For the Birds Radio Program: Flying

Original Air Date: Sept. 19, 2001

Laura slipped the surly bonds of earth on an ultralight aircraft.

Duration: 4′33″

Transcript

At the end of the saddest week I have ever imagined facing in my life, I found myself floating above trees and wetland, looking down upon hawks from an ultralight aircraft. This particular plane is going to be used in Operation Migration–the project to teach a flock of Whooping Cranes to migrate between the Necedah National Wildlife Refuge in Wisconsin down to the Chassahowitzka National Wildlife Refuge in Florida, with the ultimate goal of establishing a healthy breeding population of Whooping Cranes in Wisconsin.
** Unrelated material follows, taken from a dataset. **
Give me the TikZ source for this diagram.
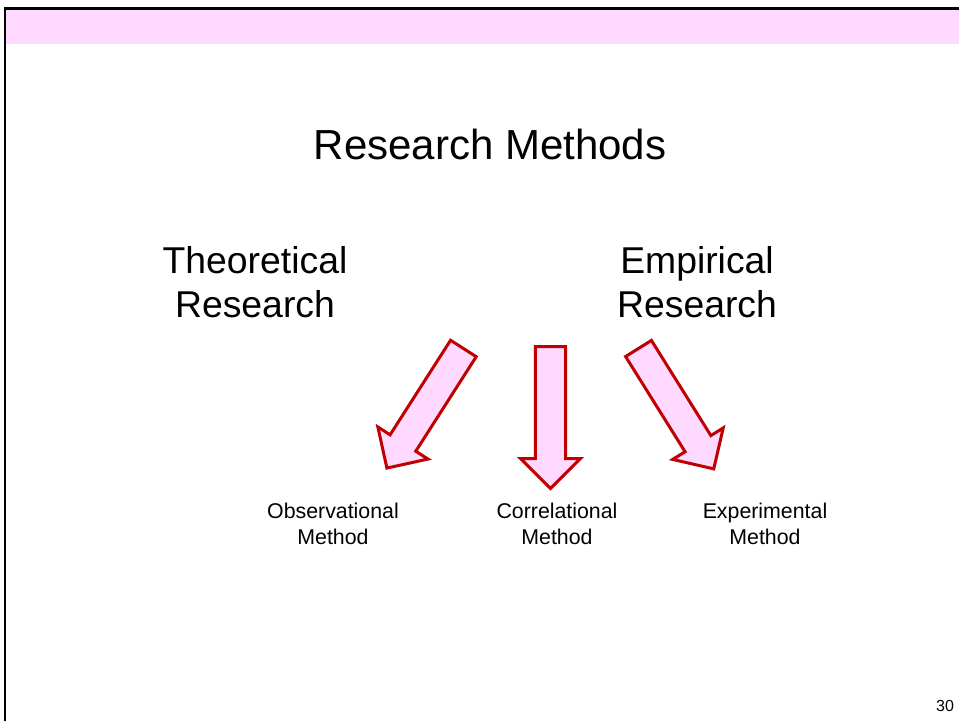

The pilot who took me out was Joe Duff, who will be the lead pilot next month when these largest birds of North America set out on their historic journey.

I had gone to Necedah following the International Crane Foundation’s annual meeting, to interview Joe Duff. We talked a while about the project, and suddenly Joe asked if I wanted to go up in the ultralight. It was such an unexpected offer, given matter-of-factly, as if he didn’t realize that this routine daily activity of his was for me a once-in-a-lifetime experience. It was early enough to be pretty cold up there, but Joe handed me a nice thick jacket that certainly made me warmer than those birds that fly naked as a jaybird. But I was so excited that I don’t think I would have noticed cold even without the jacket.

The commercial passenger planes that I’ve been in take off at such high speed that we race through sights faster than our eyes can process, much less savor. The ultralight takes off at bird speed, and once aloft, cruises at 35-40 miles per hour, the right speed for flight. From the height we were flying, a Red-tailed Hawk could have spotted a mouse on the ground. No way could I have done that with my eyes watering behind my bifocals, but I could see several Red-tailed Hawks perched in trees. Up at this height, the horizon is farther away–it seems to reveal the curvature of the earth, and shows how blended our backyards and towns and farms are. Political boundaries are mere abstractions with no meaning to eagles and cranes, though they do notice highways and take advantage of thermal air currents that develop over the pavement. This however was too early in the morning for thermal development, so we didn’t come eye to eye with any birds.

I could have stayed up there for hours and hours, but eventually it was time to return to this sad little planet. As the smoke finally settles in New York, eventually we’ll be able to look up at the skies with joy again, and remember how exhilarating an experience flying should be. The whole experience made me search out a poem I had to memorize back in seventh grade, one that Ronald Reagan quoted from during another sad time in America: High Flight, a poem written by John Gillespie Magee, who served in the Royal Air Force and died December 11, 1941, at the age of 19.

Oh, I have slipped the surly bonds of earth
And danced the skies on laughter-silvered wings.
Sunward I’ve climbed, and joined the tumbling mirth
Of sun-split clouds–and done a hundred things
You have not dreamed of–wheeled and soared and swing
High in the sunlit silence. Hov’ring there, I’ve chased the shouting wind along, and flung
My eater craft through footless halls of air… Up, up the long delirious, burning blue,
I’ve topped the windswept heights with easy grace
Where never lark, or even eagle flew– And, while with silent lifting mind I’ve trod
The high untrespassed sanctity of space,
Put out my hand and touched the face of God.